Malaysian flight crash: 295 dead



A Malaysia Airlines Boeing 777 with 295 people aboard crashed on Thursday in eastern Ukraine near the Russian border, an area roiled by fighting between pro-Russian separatists and Ukrainian forces. Ukrainian officials said the plane might have been shot down, possibly by a Russian-made antiaircraft system.
 
Ukraine’s president, Petro O. Poroshenko, said in a statement that he was calling for an immediate investigation of the crash of the plane, which was en route to Kuala Lumpur, Malaysia, from Amsterdam. There were no reported survivors among the 280 passengers and 15 crew members.
 
Reporters arriving at the scene near the town of Grabovo described dozens of lifeless bodies, mostly intact, in a wheat field with purple flowers, with pieces of the plane scattered across a road lined with fire engines and emergency vehicles. One passenger in a black sweater lay on her back, with blood streaming down her face and her left arm raised.
 
A regional airline official said the plane had been flying at about 33,000 feet when radar lost track of it.
Eastern Ukraine has been roiled for months by a violent pro-Russian separatist uprising in which a number of military aircraft have been downed. But this would be the first commercial airline disaster to result from the hostilities.
 
Despite the turmoil in eastern Ukraine, the commercial airspace over that part of the country is a heavily trafficked route and has remained open.
 
Malaysia Airlines, still reeling from the mysterious loss of another Boeing 777 flight in March, said it had lost contact with the flight, MH17, over Ukraine but offered no further details immediately. Malaysia’s prime minister, Najib Razak, said in a Twitter post that he was “shocked by reports that an MH plane crashed. We are launching an immediate investigation.”
 
President Obama, who one day earlier had announced strengthened sanctions against Russia over its support for the eastern Ukraine separatists, spoke by telephone with President Vladimir V. Putin of Russia, and Mr. Putin raised the issue of the reports of the downed plane, White House officials said. Josh Earnest, the White House press secretary, said Mr. Obama had been briefed about the plane crash.
Later Mr. Obama said the United States government was working to determine whether any Americans had been aboard the flight. Russia’s Interfax news agency said there had been no Russians aboard.
 
There was no immediate word from the Kremlin about the substance of the Obama-Putin telephone call, although Russian news agencies said that Mr.
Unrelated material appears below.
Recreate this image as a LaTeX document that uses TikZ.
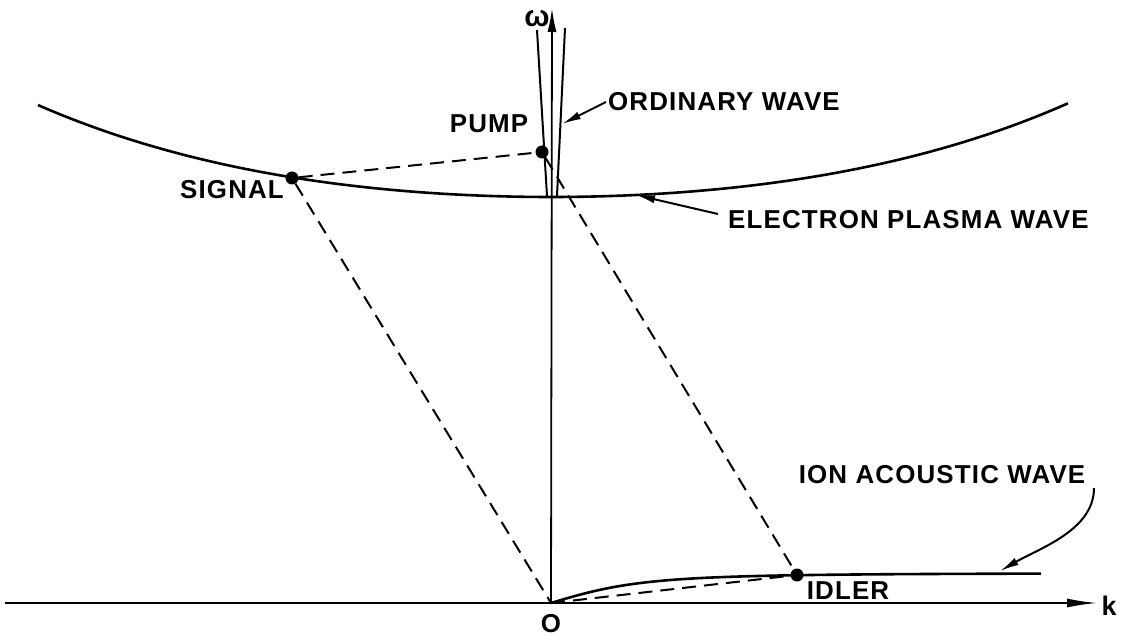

Putin had telephoned the president of Malaysia to offer his condolences.
 
The Kremlin put out a short statement saying that Mr. Putin had a previously scheduled telephone conversation with Mr. Obama. “The parties had a detailed discussion about the crisis in Ukraine,” the statement said. Mr. Putin repeated the need for an immediate cease-fire and objected to what he said was Ukrainian army fire striking inside Russia.

A video has been released on YouTube, purporting to show an intercepted call from Pro-Russia rebels in eastern Ukraine.

The audio recording, which has added English subtitles, claims to have been the result of an intercept from the Ukrainian Security Service (SBU), who released the recording on their website.



Andrei Purgin, deputy prime minister of the Donetsk People’s Republic, the insurgent group in eastern Ukraine, denied in a telephone interview that the rebels had anything to do with the loss of the passenger jet. He said that the rebels had shot down Ukrainian planes before but that their antiaircraft weapons could reach only to around 4,000 meters, far below the cruising level of passenger jets.
 
“We don’t have the technical ability to hit a plane at that height,” he said.
 
He said the plane apparently came down in an area of Ukrainian military operations and that it was not out of the question that the Ukrainians themselves shot it down.